Malaia is often treated as a variant of Malia, a form connected to Maria and meanings such as 'beloved' or 'wished-for child.'
Malaia is a name with multiple possible roots, most compellingly from the Tagalog word "malaya," meaning free or independent — a concept of profound significance in Philippine history and culture. In the context of Filipino naming, Malaya has been embraced as a patriotic and aspirational name, evoking the long struggle for independence from Spanish and American colonial rule that culminated in the late nineteenth and twentieth centuries. To name a daughter Malaia or Malaya is to invoke freedom as a birthright.
The name also resonates in the Polynesian and Pacific Island world, where names built on the "Mal-" root appear in Hawaiian, Samoan, and Tongan naming traditions.

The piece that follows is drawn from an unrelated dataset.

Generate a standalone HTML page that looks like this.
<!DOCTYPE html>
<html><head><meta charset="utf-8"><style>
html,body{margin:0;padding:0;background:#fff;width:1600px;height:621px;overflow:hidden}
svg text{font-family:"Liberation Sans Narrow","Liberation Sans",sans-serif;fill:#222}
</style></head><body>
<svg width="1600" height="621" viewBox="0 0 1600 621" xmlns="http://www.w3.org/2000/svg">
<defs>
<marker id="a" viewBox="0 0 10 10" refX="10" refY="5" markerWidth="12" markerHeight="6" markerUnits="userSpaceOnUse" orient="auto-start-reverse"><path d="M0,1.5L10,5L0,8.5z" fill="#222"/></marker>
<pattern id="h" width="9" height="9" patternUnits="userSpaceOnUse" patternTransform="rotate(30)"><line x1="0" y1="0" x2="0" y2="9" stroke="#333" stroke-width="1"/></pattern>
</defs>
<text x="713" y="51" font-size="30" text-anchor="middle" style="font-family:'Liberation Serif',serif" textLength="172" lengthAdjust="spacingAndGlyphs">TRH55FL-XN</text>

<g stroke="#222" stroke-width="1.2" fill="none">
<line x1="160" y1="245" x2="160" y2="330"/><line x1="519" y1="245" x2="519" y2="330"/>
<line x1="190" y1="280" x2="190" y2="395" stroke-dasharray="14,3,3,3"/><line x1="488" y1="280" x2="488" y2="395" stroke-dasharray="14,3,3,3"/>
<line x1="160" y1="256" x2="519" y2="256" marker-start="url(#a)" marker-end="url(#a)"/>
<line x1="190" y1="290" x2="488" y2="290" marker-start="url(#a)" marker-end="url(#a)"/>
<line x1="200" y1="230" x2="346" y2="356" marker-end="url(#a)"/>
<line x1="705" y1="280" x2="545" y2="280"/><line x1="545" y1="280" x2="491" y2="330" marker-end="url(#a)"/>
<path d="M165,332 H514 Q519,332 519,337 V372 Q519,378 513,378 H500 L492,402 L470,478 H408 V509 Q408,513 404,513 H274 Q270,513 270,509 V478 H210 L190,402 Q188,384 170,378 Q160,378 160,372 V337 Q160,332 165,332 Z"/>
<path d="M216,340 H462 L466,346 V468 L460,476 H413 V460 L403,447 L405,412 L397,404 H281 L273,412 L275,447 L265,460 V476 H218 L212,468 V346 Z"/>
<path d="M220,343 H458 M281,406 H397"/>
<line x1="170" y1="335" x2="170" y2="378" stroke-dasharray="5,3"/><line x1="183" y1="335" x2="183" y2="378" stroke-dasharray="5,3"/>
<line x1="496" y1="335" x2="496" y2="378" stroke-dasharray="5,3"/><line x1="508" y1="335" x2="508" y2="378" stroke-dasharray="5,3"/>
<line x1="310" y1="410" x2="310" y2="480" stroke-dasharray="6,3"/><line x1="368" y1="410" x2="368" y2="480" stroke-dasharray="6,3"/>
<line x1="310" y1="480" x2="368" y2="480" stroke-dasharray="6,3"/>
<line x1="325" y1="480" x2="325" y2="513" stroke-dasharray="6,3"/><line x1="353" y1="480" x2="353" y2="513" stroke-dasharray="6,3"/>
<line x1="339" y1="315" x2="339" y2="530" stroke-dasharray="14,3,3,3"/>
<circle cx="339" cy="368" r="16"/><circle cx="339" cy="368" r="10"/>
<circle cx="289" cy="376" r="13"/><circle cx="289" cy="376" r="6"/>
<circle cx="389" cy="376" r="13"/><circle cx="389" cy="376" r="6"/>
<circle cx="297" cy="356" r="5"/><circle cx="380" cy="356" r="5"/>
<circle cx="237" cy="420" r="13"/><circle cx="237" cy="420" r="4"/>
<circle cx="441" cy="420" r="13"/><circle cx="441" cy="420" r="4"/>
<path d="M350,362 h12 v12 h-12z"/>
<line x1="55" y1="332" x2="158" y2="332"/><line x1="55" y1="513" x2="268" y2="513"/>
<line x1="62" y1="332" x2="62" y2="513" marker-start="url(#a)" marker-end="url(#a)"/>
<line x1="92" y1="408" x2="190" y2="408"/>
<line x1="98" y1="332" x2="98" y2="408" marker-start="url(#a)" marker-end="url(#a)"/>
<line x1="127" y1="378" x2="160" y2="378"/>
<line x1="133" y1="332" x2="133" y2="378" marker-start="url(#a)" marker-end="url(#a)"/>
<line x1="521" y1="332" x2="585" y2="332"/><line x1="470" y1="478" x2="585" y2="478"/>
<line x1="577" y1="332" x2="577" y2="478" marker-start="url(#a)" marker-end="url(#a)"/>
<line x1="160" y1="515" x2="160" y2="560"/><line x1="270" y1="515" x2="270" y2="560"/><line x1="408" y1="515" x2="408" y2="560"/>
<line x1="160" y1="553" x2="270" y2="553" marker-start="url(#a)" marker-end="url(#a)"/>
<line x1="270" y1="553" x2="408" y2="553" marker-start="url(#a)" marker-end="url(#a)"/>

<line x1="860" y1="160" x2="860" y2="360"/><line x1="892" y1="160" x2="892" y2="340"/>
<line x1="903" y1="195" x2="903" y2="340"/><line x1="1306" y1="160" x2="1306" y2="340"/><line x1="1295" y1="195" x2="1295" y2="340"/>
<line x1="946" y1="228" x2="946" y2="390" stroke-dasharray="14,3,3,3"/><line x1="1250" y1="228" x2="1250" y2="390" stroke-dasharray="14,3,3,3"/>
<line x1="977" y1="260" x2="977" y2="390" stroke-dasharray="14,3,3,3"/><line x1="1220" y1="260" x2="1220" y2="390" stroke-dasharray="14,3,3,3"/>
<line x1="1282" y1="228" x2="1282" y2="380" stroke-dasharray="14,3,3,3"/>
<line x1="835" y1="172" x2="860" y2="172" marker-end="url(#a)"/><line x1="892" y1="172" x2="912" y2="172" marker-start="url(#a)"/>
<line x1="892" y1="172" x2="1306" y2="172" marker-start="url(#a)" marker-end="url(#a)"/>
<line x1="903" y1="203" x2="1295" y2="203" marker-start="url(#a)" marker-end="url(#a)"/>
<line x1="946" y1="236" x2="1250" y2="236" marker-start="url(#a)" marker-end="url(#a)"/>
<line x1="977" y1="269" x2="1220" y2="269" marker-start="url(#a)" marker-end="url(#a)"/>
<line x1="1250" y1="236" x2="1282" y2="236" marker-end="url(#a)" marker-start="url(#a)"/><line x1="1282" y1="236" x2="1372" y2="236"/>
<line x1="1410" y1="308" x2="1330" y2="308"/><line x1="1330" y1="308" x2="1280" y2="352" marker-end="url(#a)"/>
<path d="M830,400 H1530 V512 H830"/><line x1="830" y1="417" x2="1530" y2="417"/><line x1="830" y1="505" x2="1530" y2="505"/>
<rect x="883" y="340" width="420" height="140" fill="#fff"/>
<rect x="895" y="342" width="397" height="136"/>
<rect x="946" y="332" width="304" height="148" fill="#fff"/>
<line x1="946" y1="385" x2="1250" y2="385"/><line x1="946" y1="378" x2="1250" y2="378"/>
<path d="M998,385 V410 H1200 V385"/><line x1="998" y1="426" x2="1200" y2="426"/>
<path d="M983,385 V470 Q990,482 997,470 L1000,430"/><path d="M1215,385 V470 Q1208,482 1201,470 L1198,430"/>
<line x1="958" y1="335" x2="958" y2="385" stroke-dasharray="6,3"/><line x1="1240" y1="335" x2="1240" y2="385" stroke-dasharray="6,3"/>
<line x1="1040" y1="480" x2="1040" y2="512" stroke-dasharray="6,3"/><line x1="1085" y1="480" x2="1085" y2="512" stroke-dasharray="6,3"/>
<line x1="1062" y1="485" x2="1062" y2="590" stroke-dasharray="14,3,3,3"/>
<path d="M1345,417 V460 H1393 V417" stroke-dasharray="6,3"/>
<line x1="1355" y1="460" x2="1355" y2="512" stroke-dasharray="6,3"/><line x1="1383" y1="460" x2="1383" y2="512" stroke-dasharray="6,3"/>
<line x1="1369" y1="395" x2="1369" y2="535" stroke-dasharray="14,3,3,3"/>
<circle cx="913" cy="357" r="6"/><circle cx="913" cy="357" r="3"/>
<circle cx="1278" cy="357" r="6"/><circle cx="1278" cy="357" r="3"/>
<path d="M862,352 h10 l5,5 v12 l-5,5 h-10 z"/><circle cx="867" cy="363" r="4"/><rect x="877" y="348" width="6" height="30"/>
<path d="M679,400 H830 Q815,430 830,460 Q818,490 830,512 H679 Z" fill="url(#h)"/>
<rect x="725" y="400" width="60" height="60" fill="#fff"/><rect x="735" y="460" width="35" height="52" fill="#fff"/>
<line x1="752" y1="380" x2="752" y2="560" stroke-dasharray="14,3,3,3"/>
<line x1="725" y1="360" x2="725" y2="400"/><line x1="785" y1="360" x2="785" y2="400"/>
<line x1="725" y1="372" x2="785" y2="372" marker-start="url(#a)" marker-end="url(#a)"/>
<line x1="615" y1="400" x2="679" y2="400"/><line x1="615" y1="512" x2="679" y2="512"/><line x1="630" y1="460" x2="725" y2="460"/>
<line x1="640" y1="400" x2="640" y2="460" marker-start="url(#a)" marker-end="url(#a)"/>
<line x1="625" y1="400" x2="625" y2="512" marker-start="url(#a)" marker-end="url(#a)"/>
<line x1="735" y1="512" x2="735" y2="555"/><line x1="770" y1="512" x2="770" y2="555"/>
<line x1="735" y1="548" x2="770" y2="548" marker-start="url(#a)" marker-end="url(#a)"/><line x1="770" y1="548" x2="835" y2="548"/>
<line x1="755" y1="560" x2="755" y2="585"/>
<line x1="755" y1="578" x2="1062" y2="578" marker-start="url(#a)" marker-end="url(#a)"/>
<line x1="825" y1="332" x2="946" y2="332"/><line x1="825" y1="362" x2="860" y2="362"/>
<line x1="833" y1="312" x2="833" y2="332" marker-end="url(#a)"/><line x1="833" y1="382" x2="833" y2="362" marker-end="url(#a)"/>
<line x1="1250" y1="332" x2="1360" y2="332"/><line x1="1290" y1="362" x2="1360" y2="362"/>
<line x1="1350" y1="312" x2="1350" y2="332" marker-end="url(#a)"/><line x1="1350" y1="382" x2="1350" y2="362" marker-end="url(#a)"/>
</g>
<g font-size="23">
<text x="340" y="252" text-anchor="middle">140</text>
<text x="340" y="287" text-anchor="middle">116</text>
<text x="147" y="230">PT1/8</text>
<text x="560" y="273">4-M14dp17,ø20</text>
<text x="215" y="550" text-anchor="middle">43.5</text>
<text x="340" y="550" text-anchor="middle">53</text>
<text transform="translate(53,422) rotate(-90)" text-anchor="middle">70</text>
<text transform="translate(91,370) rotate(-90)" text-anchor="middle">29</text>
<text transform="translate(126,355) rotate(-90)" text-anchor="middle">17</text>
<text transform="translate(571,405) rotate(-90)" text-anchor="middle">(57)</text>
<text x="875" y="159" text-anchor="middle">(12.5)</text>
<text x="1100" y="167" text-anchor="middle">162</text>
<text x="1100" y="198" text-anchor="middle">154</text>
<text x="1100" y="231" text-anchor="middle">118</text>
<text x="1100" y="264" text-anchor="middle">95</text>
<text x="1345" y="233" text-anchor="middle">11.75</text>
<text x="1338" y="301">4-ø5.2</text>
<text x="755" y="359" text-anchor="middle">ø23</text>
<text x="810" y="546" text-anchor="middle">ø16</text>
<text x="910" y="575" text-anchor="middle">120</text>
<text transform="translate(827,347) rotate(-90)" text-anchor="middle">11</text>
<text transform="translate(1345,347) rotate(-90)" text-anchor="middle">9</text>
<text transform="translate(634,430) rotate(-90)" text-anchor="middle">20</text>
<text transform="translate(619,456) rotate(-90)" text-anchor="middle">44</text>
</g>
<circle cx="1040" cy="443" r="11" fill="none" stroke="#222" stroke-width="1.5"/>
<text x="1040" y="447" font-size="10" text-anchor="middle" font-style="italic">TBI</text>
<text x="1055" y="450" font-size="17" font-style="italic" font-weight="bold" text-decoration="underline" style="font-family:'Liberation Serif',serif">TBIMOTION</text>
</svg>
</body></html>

Malia, the Hawaiian form of Mary, shares phonetic territory with Malaia, and in these cultures names that evoke the sea, open space, and natural abundance carry a spiritual weight rooted in the Polynesian concept of mana. The "-ia" ending gives Malaia a flowing, open-vowel quality characteristic of Pacific Island names.
In the twenty-first century, Malaia occupies a lovely space: it sounds simultaneously exotic and approachable, carries meaningful etymology across multiple cultures, and sits within a broader trend of parents seeking names that feel global in spirit without being inaccessible. Whether drawn from Filipino freedom culture or Pacific Island tradition, Malaia is a name that breathes open air.